When a child may be a victim of severe abuse or neglect, there is a dual imperative: to provide services to ameliorate suffering and to punish the offender. To simultaneously achieve both goals may not be possible, resulting in an ethical dilemma regarding the obligations of professionals. One of the ways of reducing this dilemma is for professionals to work as a team, where joint decision making and collaborative work may produce the best results for child victims. This entry not only addresses the ethical conflict and professional codes involved with interviewing child victims but also describes forensic interviews and discusses the role of child advocacy centers.

Ethical Dilemma

Social work and legal ethics may be in conflict when the matter at hand is interviewing child victims, because of different goals of the social service and criminal justice systems.

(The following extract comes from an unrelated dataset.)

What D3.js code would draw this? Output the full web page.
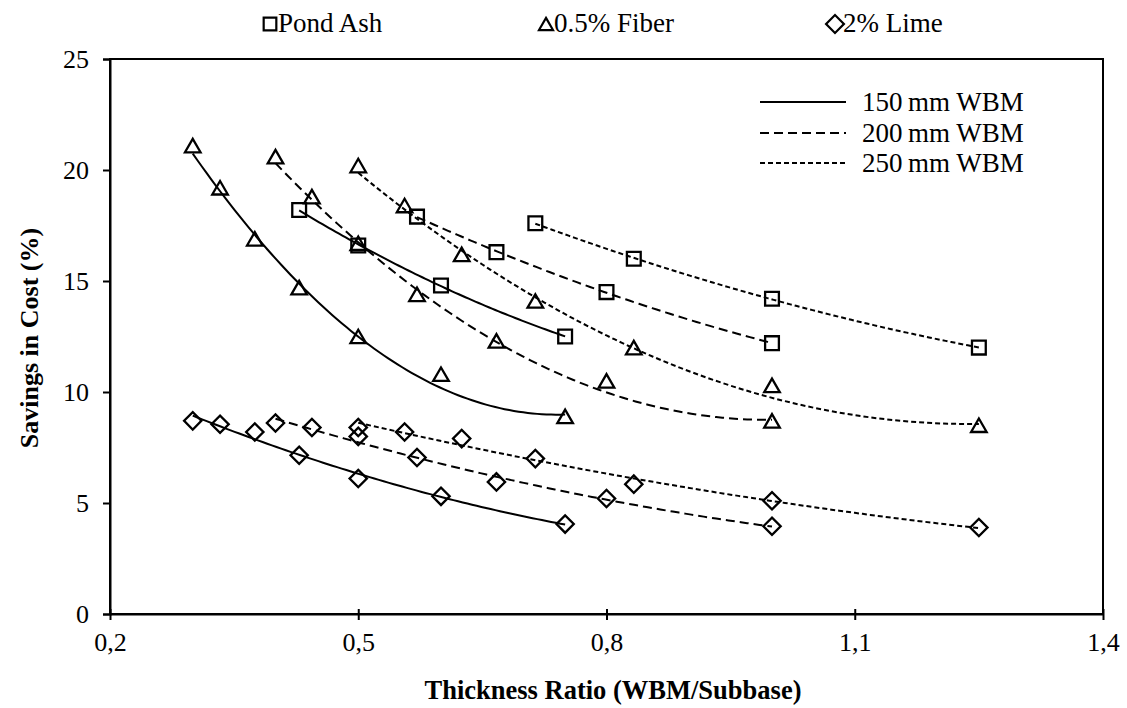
<!DOCTYPE html>
<html><head><meta charset="utf-8">
<script src="https://cdn.jsdelivr.net/npm/d3@7"></script>
<style>body{margin:0;background:#fff}text{font-family:"Liberation Serif","Times New Roman",serif;fill:#000}</style>
</head><body><svg id="c" width="1127" height="708"></svg>
<script>
// ---- data ----
const xTicks = [0.2, 0.5, 0.8, 1.1, 1.4];
const yTicks = [0, 5, 10, 15, 20, 25];
const materials = ["Pond Ash", "0.5% Fiber", "2% Lime"];
const wbmLabels = ["150\u2009mm WBM", "200\u2009mm WBM", "250\u2009mm WBM"];
const ratio150 = [0.3, 0.333, 0.375, 0.4286, 0.5, 0.6, 0.75];
const ratio200 = [0.4, 0.444, 0.5, 0.571, 0.667, 0.8, 1.0];
const ratio250 = [0.5, 0.556, 0.625, 0.714, 0.833, 1.0, 1.25];
const pondAsh150 = [null, null, null, 18.2, 16.6, 14.8, 12.5];
const pondAsh200 = [null, null, null, 17.9, 16.3, 14.5, 12.2];
const pondAsh250 = [null, null, null, 17.6, 16.0, 14.2, 12.0];
const fiber150 = [21.0, 19.1, 16.8, 14.6, 12.4, 10.7, 8.8];
const fiber200 = [20.5, 18.7, 16.6, 14.3, 12.2, 10.4, 8.6];
const fiber250 = [20.1, 18.3, 16.1, 14.0, 11.9, 10.2, 8.4];
const lime150 = [8.7, 8.55, 8.2, 7.15, 6.1, 5.3, 4.05];
const lime200 = [8.6, 8.4, 8.0, 7.05, 5.95, 5.2, 3.95];
const lime250 = [8.4, 8.2, 7.9, 7.0, 5.85, 5.1, 3.9];

const ratios = [ratio150, ratio200, ratio250];
const seriesByMaterial = [
  [pondAsh150, pondAsh200, pondAsh250],
  [fiber150, fiber200, fiber250],
  [lime150, lime200, lime250]
];

// ---- layout ----
const svg = d3.select("#c");
const L = 110, R = 1103, T = 59, B = 614;
const x = d3.scaleLinear().domain([0.2, 1.4]).range([L, R]);
const y = d3.scaleLinear().domain([0, 25]).range([B, T]);
const FS = 25;

const dashes = [null, "9,5", "5,3"];
const symSize = [190, 105, 150];
function markerPath(m, size) {
  if (m === 1) return d3.symbol(d3.symbolTriangle, size)();
  return d3.symbol(d3.symbolSquare, size)();
}
const markerRot = [0, 0, 45];

// frame
svg.append("rect").attr("x", L).attr("y", T).attr("width", R - L).attr("height", B - T)
  .attr("fill", "none").attr("stroke", "#000").attr("stroke-width", 2);

// axes
const xAxis = d3.axisBottom(x).tickValues(xTicks).tickSize(0)
  .tickFormat(d => d3.format(".1f")(d).replace(".", ","));
const gx = svg.append("g").attr("transform", `translate(0,${B})`).call(xAxis);
gx.select(".domain").attr("stroke", "#000").attr("stroke-width", 2);
gx.selectAll(".tick line").remove();
gx.selectAll(".tick").append("line").attr("y1", -5).attr("y2", 6).attr("stroke", "#000").attr("stroke-width", 2);
gx.selectAll(".tick text").attr("y", 37).attr("dy", 0).style("font-size", "26px")
  .style("font-family", '"Liberation Serif","Times New Roman",serif');

const yAxis = d3.axisLeft(y).tickValues(yTicks).tickSize(7).tickPadding(14);
const gy = svg.append("g").attr("transform", `translate(${L},0)`).call(yAxis);
gy.select(".domain").attr("stroke", "#000").attr("stroke-width", 2);
gy.selectAll(".tick line").attr("stroke", "#000").attr("stroke-width", 2);
gy.selectAll(".tick text").attr("dy", "0.34em").style("font-size", "26px")
  .style("font-family", '"Liberation Serif","Times New Roman",serif');

// titles
svg.append("text").attr("x", 613).attr("y", 699).attr("text-anchor", "middle")
  .style("font-size", "26.5px").style("font-weight", "bold").text("Thickness Ratio (WBM/Subbase)");
svg.append("text").attr("transform", `translate(38,338) rotate(-90)`).attr("text-anchor", "middle")
  .style("font-size", "26px").style("font-weight", "bold").text("Savings in Cost (%)");

// quadratic trendline fit (Excel-style polynomial trendline)
function quadFit(xs, ys) {
  const S = [0, 0, 0, 0, 0], V = [0, 0, 0];
  xs.forEach((xv, i) => {
    let p = 1;
    for (let k = 0; k < 5; k++) { S[k] += p; if (k < 3) V[k] += p * ys[i]; p *= xv; }
  });
  const A = [[S[0], S[1], S[2], V[0]], [S[1], S[2], S[3], V[1]], [S[2], S[3], S[4], V[2]]];
  for (let c = 0; c < 3; c++) {
    for (let r = c + 1; r < 3; r++) {
      const f = A[r][c] / A[c][c];
      for (let k = c; k < 4; k++) A[r][k] -= f * A[c][k];
    }
  }
  const cf = [0, 0, 0];
  for (let r = 2; r >= 0; r--) {
    let s = A[r][3];
    for (let k = r + 1; k < 3; k++) s -= A[r][k] * cf[k];
    cf[r] = s / A[r][r];
  }
  return xv => cf[0] + cf[1] * xv + cf[2] * xv * xv;
}

const line = d3.line().x(d => x(d[0])).y(d => y(d[1])).curve(d3.curveLinear);

seriesByMaterial.forEach((group, m) => {
  group.forEach((vals, w) => {
    const pts = ratios[w].map((r, i) => [r, vals[i]]).filter(p => p[1] != null);
    const f = quadFit(pts.map(p => p[0]), pts.map(p => p[1]));
    const x0 = pts[0][0], x1 = pts[pts.length - 1][0];
    const curve = d3.range(0, 81).map(i => { const xv = x0 + (x1 - x0) * i / 80; return [xv, f(xv)]; });
    svg.append("path").attr("d", line(curve)).attr("fill", "none").attr("stroke", "#000")
      .attr("stroke-width", 2).attr("stroke-dasharray", dashes[w]);
  });
});

seriesByMaterial.forEach((group, m) => {
  group.forEach((vals, w) => {
    const pts = ratios[w].map((r, i) => [r, vals[i]]).filter(p => p[1] != null);
    svg.selectAll(null).data(pts).enter().append("path")
      .attr("d", markerPath(m, symSize[m]))
      .attr("transform", d => `translate(${x(d[0])},${y(d[1])}) rotate(${markerRot[m]})`)
      .attr("fill", "none").attr("stroke", "#000").attr("stroke-width", 2.3);
  });
});

// material legend (top)
const legX = [270, 546, 835];
materials.forEach((name, m) => {
  svg.append("path").attr("d", markerPath(m, m === 1 ? 85 : 160))
    .attr("transform", `translate(${legX[m]},${m === 1 ? 26 : 24}) rotate(${markerRot[m]})`)
    .attr("fill", "none").attr("stroke", "#000").attr("stroke-width", 2.2);
  svg.append("text").attr("x", legX[m] + 8).attr("y", 32).style("font-size", "27px").text(name);
});

// WBM legend
const wy = [102, 133, 163];
wbmLabels.forEach((name, w) => {
  svg.append("line").attr("x1", 760).attr("x2", 846).attr("y1", wy[w]).attr("y2", wy[w])
    .attr("stroke", "#000").attr("stroke-width", 2).attr("stroke-dasharray", dashes[w]);
  svg.append("text").attr("x", 862).attr("y", wy[w] + 9).style("font-size", "27px").text(name);
});
</script></body></html>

In 2004, approximately 3 million children were reported to child abuse and neglect hotlines across the United States. Approximately 87,000 children were determined to be victims of abuse or neglect. When a report suggests serious injury due to physical abuse, sexual abuse, or severe neglect, some states require that a district attorney decide whether a prosecutor or child protective services worker will oversee the investigation. Legal and ethical implications follow from this decision, because social workers, unless they are working for a prosecutor as a forensic specialist, and law enforcement personnel have different objectives. Social workers are concerned mainly with providing services to ameliorate the effects of victimization and to rehabilitate families; law enforcement personnel and forensic social workers are concerned with acquiring information to aid in the apprehension and punishment of offenders.

Professional Ethics

The ethical codes that guide the practice of social workers and attorneys create an obligation for each to serve their clients. When an attorney is serving a pros-ecutorial function, the attorney's client is his or her governmental employer. The attorney is charged with protecting the public by enabling the apprehension and prosecution of criminals. For social workers the question “Who is the client?” is not as easily answered. Whether employed in the private or public sector, social workers have an ethical obligation to their clients, to the agency that employs them, and, for some in the private sector, to a unit of government that financially supports the services they provide. For a social worker, conflict may result because public policy requires a worker to temporarily set aside his or her concern for providing treatment-focused services in favor of the state's interest in prosecuting offenders. As acknowledged in Ethical Standard 1.01 of the Code of Ethics of the National Association of Social Workers:

Social workers' primary responsibility is to promote the well-being of clients. In general, clients' interests are primary. However, social workers' responsibility to the larger society or specific legal obligations may on limited occasions supersede the loyalty owed clients, and clients should be so advised.

Forensic Interviews

In the 1960s, when laws mandating reporting of child abuse and neglect were being drafted, an issue under discussion was whether an investigation should be conducted by social workers or police. The decision favoring social workers was the result of the profession's rehabilitative mission, and the notion that child abuse and neglect involving family members should not be treated in the criminal justice system. In recent years there has been a shift away from the original view to one that favors criminal prosecutions. Joint social worker-police investigations are becoming common; and legislation that requires child protective agencies to report to the police or to a prosecutor's office serious cases of abuse or neglect has been enacted in the majority of states. This shift has led to a growth in forensic social work.